**GIVEN MATERIAL:**
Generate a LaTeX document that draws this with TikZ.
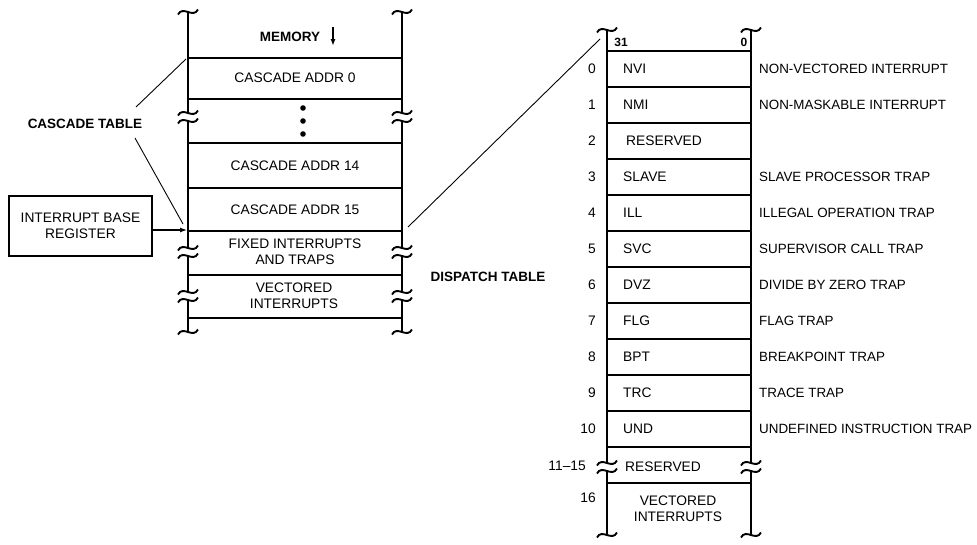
\documentclass[tikz,border=0pt]{standalone}
\usepackage{fontspec}
\setmainfont{Liberation Sans}
\usetikzlibrary{arrows.meta}

\tikzset{
  txt/.style={font=\fontsize{13.8}{16}\selectfont, inner sep=0pt},
  desc/.style={font=\fontsize{13.4}{16}\selectfont, inner sep=0pt},
  btxt/.style={font=\fontsize{13.5}{16}\selectfont\bfseries, inner sep=0pt},
  col/.style={line width=2.2pt},
  lead/.style={line width=0.9pt},
  squig/.pic={\draw[line width=1.9pt] (-10,2.5) .. controls (-5,-7) and (5,7) .. (10,-2.5);},
}

\begin{document}
\begin{tikzpicture}[x=1pt, y=-1pt]
        \useasboundingbox (0,0) rectangle (977,544);
        % memory column
        \draw[col] (188,12) -- (188,113) (188,121) -- (188,248) (188,256) -- (188,292) (188,300) -- (188,332);
        \draw[col] (402,12) -- (402,113) (402,121) -- (402,248) (402,256) -- (402,292) (402,300) -- (402,332);
        \foreach \y in {58,99,143,188,231,275,318}
            \draw[col] (188,\y) -- (402,\y);
        \foreach \x in {188,402} {
            \pic at (\x,12) {squig};
            \pic at (\x,332) {squig};
            \foreach \y in {117,252,296} {
                \pic at (\x,\y-4) {squig};
                \pic at (\x,\y+4) {squig};
            }
        }
        \node[btxt] (mem) at (290,37) {MEMORY};
        \draw[line width=1.5pt, -{Latex[length=7pt,width=5pt]}] (333,27) -- (333,46);
        \node[txt] (ca0) at (295,78) {CASCADE ADDR 0};
        \foreach \y in {108,121,134}
            \fill (303,\y) circle[radius=2.8pt];
        \node[txt] (ca14) at (295,166) {CASCADE ADDR 14};
        \node[txt] (ca15) at (295,210) {CASCADE ADDR 15};
        \node[txt, align=center] (fix) at (295,252) {FIXED INTERRUPTS\\AND TRAPS};
        \node[txt, align=center] (vec) at (294,296) {VECTORED\\INTERRUPTS};

        % labels and leaders on the left
        \node[btxt] (ct) at (85,124) {CASCADE TABLE};
        \coordinate (cta) at (136,107);
        \coordinate (ctb) at (135,138);
        \coordinate (m0w) at (186,59);
        \coordinate (m15w) at (183,224);
        \draw[lead] (cta) -- (m0w);
        \draw[lead] (ctb) -- (m15w);
        \node[txt, draw, line width=2pt, align=center, minimum width=143pt, minimum height=60pt] (ibr) at (80.5,226) {INTERRUPT BASE\\REGISTER};
        \coordinate (ibrin) at (187,230);
        \draw[line width=1.2pt, -{Latex[length=7pt,width=5pt]}] (ibr.east |- ibrin) -- (ibrin);

        % dispatch table
        \coordinate (m15e) at (408,227);
        \coordinate (dtop) at (600,39);
        \draw[lead] (m15e) -- (dtop);
        \node[btxt] (dt) at (488,277) {DISPATCH TABLE};

        \draw[col] (607,30) -- (607,463) (607,471) -- (607,535);
        \draw[col] (751,30) -- (751,463) (751,471) -- (751,535);
        \foreach \k in {0,...,11}
            \draw[col] (607,51+36*\k) -- (751,51+36*\k);
        \draw[col] (607,483) -- (751,483);
        \foreach \x in {607,751} {
            \pic at (\x,30) {squig};
            \pic at (\x,535) {squig};
            \pic at (\x,463) {squig};
            \pic at (\x,471) {squig};
        }
        \node[font=\fontsize{12}{14}\selectfont\bfseries, inner sep=0pt] (b31) at (621,42) {31};
        \node[font=\fontsize{12}{14}\selectfont\bfseries, inner sep=0pt] (b0) at (744,42) {0};

        \foreach \k/\cd/\ds in {0/NVI/NON-VECTORED INTERRUPT, 1/NMI/NON-MASKABLE INTERRUPT,
                3/SLAVE/SLAVE PROCESSOR TRAP, 4/ILL/ILLEGAL OPERATION TRAP,
                5/SVC/SUPERVISOR CALL TRAP, 6/DVZ/DIVIDE BY ZERO TRAP, 7/FLG/FLAG TRAP,
                8/BPT/BREAKPOINT TRAP, 9/TRC/TRACE TRAP, 10/UND/UNDEFINED INSTRUCTION TRAP} {
            \node[txt, anchor=east] (n\k) at (596,69+36*\k) {\k};
            \node[txt, anchor=west] (c\k) at (623,69+36*\k) {\cd};
            \node[desc, anchor=west] (t\k) at (759,69+36*\k) {\ds};
        }
        \node[txt, anchor=east] (n2) at (596,141) {2};
        \node[txt, anchor=west] (c2) at (626,141) {RESERVED};
        \node[txt, anchor=east] (n11) at (586,466) {11--15};
        \node[txt, anchor=west] (c11) at (625,467) {RESERVED};
        \node[txt, anchor=east] (n16) at (596,498) {16};
        \node[txt, align=center] (c16) at (678,509) {VECTORED\\INTERRUPTS};
    \end{tikzpicture}
\end{document}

**STATED GOAL:** Starting at the top of the listing above, reproduce each line up to and including the one with "align=center] (vec) at"; omit the pictures.

**TASK OUTPUT:**
Generate a LaTeX document that draws this with TikZ.
\documentclass[tikz,border=0pt]{standalone}
\usepackage{fontspec}
\setmainfont{Liberation Sans}
\usetikzlibrary{arrows.meta}

\tikzset{
  txt/.style={font=\fontsize{13.8}{16}\selectfont, inner sep=0pt},
  desc/.style={font=\fontsize{13.4}{16}\selectfont, inner sep=0pt},
  btxt/.style={font=\fontsize{13.5}{16}\selectfont\bfseries, inner sep=0pt},
  col/.style={line width=2.2pt},
  lead/.style={line width=0.9pt},
  squig/.pic={\draw[line width=1.9pt] (-10,2.5) .. controls (-5,-7) and (5,7) .. (10,-2.5);},
}

\begin{document}
\begin{tikzpicture}[x=1pt, y=-1pt]
        \useasboundingbox (0,0) rectangle (977,544);
        % memory column
        \draw[col] (188,12) -- (188,113) (188,121) -- (188,248) (188,256) -- (188,292) (188,300) -- (188,332);
        \draw[col] (402,12) -- (402,113) (402,121) -- (402,248) (402,256) -- (402,292) (402,300) -- (402,332);
        \foreach \y in {58,99,143,188,231,275,318}
            \draw[col] (188,\y) -- (402,\y);
        \foreach \x in {188,402} {
            \pic at (\x,12) {squig};
            \pic at (\x,332) {squig};
            \foreach \y in {117,252,296} {
                \pic at (\x,\y-4) {squig};
                \pic at (\x,\y+4) {squig};
            }
        }
        \node[btxt] (mem) at (290,37) {MEMORY};
        \draw[line width=1.5pt, -{Latex[length=7pt,width=5pt]}] (333,27) -- (333,46);
        \node[txt] (ca0) at (295,78) {CASCADE ADDR 0};
        \foreach \y in {108,121,134}
            \fill (303,\y) circle[radius=2.8pt];
        \node[txt] (ca14) at (295,166) {CASCADE ADDR 14};
        \node[txt] (ca15) at (295,210) {CASCADE ADDR 15};
        \node[txt, align=center] (fix) at (295,252) {FIXED INTERRUPTS\\AND TRAPS};
        \node[txt, align=center] (vec) at (294,296) {VECTORED\\INTERRUPTS};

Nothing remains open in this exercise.